On February 3, 2015, a bold wave of joy and jubilation jolted the dry fields of the publishing industry. Harper Lee had written a second novel, Go Set a Watchman. It was set to be published in July. It was a 304-page sequel to her celebrated masterpiece, To Kill a Mockingbird, and was set twenty years later, following Scout’s further adventures as she revisits her principled father, Atticus Finch, in the 1950s.

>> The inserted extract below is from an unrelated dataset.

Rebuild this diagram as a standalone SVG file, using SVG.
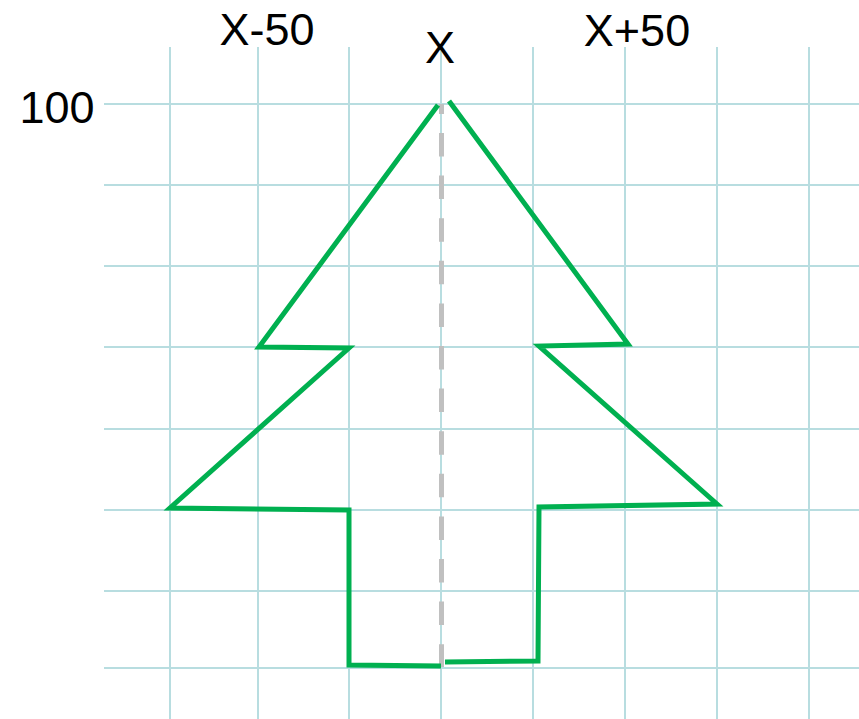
<svg xmlns="http://www.w3.org/2000/svg" width="859" height="719" viewBox="0 0 859 719">
<style>
.grid{stroke:#b8dde0;stroke-width:2;fill:none}
.lbl{font-family:"Liberation Sans",Arial,sans-serif;font-size:45px;fill:#000;text-anchor:middle}
.tree{stroke:#00b050;stroke-width:5;fill:none;stroke-linejoin:miter}
.axis{stroke:#c0c0c0;stroke-width:5;stroke-dasharray:23.5 19.1;stroke-dashoffset:13.6}
</style>
<rect width="859" height="719" fill="#fff"/>
<g id="grid" class="grid">
<line x1="170" y1="47" x2="170" y2="719"/>
<line x1="258" y1="47" x2="258" y2="719"/>
<line x1="349" y1="47" x2="349" y2="719"/>
<line x1="441" y1="47" x2="441" y2="719"/>
<line x1="533" y1="47" x2="533" y2="719"/>
<line x1="625" y1="47" x2="625" y2="719"/>
<line x1="717" y1="47" x2="717" y2="719"/>
<line x1="809" y1="47" x2="809" y2="719"/>
<line x1="104" y1="104" x2="859" y2="104"/>
<line x1="104" y1="185" x2="859" y2="185"/>
<line x1="104" y1="266" x2="859" y2="266"/>
<line x1="104" y1="347" x2="859" y2="347"/>
<line x1="104" y1="429" x2="859" y2="429"/>
<line x1="104" y1="510" x2="859" y2="510"/>
<line x1="104" y1="591" x2="859" y2="591"/>
<line x1="104" y1="668" x2="859" y2="668"/>
</g>
<g id="labels">
<text class="lbl" x="267" y="45">X-50</text>
<text class="lbl" x="637" y="46">X+50</text>
<text class="lbl" x="440" y="63">X</text>
<text class="lbl" x="57" y="123">100</text>
</g>
<g id="axis">
<line class="axis" x1="441.5" y1="104" x2="441.5" y2="667"/>
</g>
<g id="tree">
<polyline class="tree" points="438,105 259,347 349,348 170,508 349,510 349,665 441,666"/>
<polyline class="tree" points="445,662 538,661 539,507 717,504 539,346 628,344 449,101"/>
</g>
</svg>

It didn’t take long for the skeptics to pop out of the funhouse. One cri de coeur came from Jezebel‘s Madeleine Davies, who cited Lee’s problematic relationship with her attorney Tonja Carter and pointed to how Alice Lee claimed that her sister did not always understand the contracts she signed (a charge that can equally apply to many writers, who traditionally aren’t in the habit of minding the store). There was also Lee’s copyright lawsuit against her agent Samuel Pinkus, which was settled out of court for an undisclosed sum. Pinkus had transferred the Mockingbird copyright to his company Veritas Media Inc. as Lee’s health declined. It was a classic case of a venal opportunist exploiting an undisputedly brilliant artist and moving in for the kill. With the settlement terms behind closed doors, we still don’t know how much of the copyright or the Mockingbird commissions Lee has actually received. (Lee and Pinkus’s attorneys did not respond to requests for comment from Business Insider‘s Erin Fuchs.)
So there are underlying concerns about Go Set a Watchman. Was the publication of this second novel motivated by financial need? Had Lee been pressured to dust off a manuscript that had been sitting around for decades? Why did Lee’s attorney, who discovered the manuscript, push to have Watchman published? This was, after all, the manuscript that Lee had set aside before writing Mockingbird. It may be an embryo rather than a bouncing baby.
Watchman will undoubtedly be of great interest to the waning population that still reads. But doesn’t an author have the right to keep her early manuscripts unpublished? Lee obviously made the choice, but if she was squeezed into this last hurrah, there’s something unsavory about an author so beloved and renowned, one who has steadfastly avoided publicity, being coerced into showing off her apprentice work, especially if this manuscript has not been significantly edited or revised in the years since.
Indeed, when a genius’s undercooked work gets published, it can often backfire. In 2012, David Foster Wallace’s remaining nonfiction scraps were published as Both Flesh and Not and the mixed results, accompanied by a condescending list of vocabulary words used by Wallace, diminished his clear talent. And because of efforts like this (and the rushed D.T. Max biography), a DFW backlash developed.
It’s possible that Watchman will be a great book. As someone who was deeply moved by Mockingbird the three times I read it, I certainly hope it will be. Of course, one should certainly not venture an opinion about it until reading the damn thing in full. But if Watchman is a dog and there are any honest literary critics left in this gutless age of “No haters!” and trigger warnings, then Lee will be alive to witness the excoriations. The public may likewise measure Watchman by Mockingbird‘s yardstick.
Harper Lee is a national treasure. Given Mockingbird‘s great reach into the American cultural landscape, she has more than earned her right to be heralded, celebrated, and otherwise declared the bee’s knees. But Watchman is not Lee’s most recent work. To Kill a Mockingbird is. Watchman is a historical document, a book that should be published after Lee’s death when people are in a better position to judge her totality. It is a crassly commercial decision, not a scholarly one, that motivates this publication.